Known as the social cost of carbon, the rule uses economic models to capture damages caused by rising sea levels, recurring droughts and other consequences of climate change. The $51 estimate was first established in 2016 and was used to justify major rules such as the Clean Power Plan to tighten emissions standards from coal-fired power plants and separate rules imposing tougher vehicle emission standards.

The carbon cost estimate had not yet been used very much under Biden, but is being considered in a pending environmental review of oil and gas lease sales in western states.

Federal officials began developing climate damage cost estimates more than a decade ago after environmentalists successfully sued the government for not taking greenhouse gas emissions into account when setting vehicle mileage standards, said Max Sarinsky, a professor at the New York University School of Law.
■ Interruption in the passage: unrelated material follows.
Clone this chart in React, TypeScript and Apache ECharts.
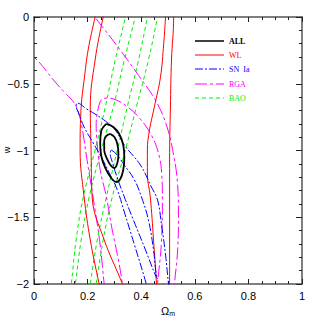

Not fully accounting for carbon damages would skew any cost-benefit analysis of a proposed rule in favor of industry, he said, adding that the social cost of carbon had been “instrumental” in allowing agencies to accurately judge how their rules affect the climate.

“Without a proper valuation of climate impact, it would complicate agencies’ good faith efforts to make reasoned conclusions,” he said.

Republican attorneys general led by Louisiana’s Jeff Landry said the Biden administration’s revival of the higher estimate was illegal and exceeded its authority by basing the figure on global considerations. The other states whose officials sued are Alabama, Florida, Georgia, Kentucky, Mississippi, South Dakota, Texas, West Virginia, and Wyoming.

Landry’s office issued a statement calling Cain’s ruling “a major win for nearly every aspect of Louisiana’s economy and culture.”

“Biden’s executive order was an attempt by the government to take over and tax the people based on winners and losers chosen by the government,” the statement said.

The Justice Department declined to comment.

A federal judge in Missouri last year had sided with the administration in a similar challenge from another group of Republican states. In that case, the judge said the Republicans lacked standing to bring their lawsuit because they had yet to suffer any harm under Biden’s order.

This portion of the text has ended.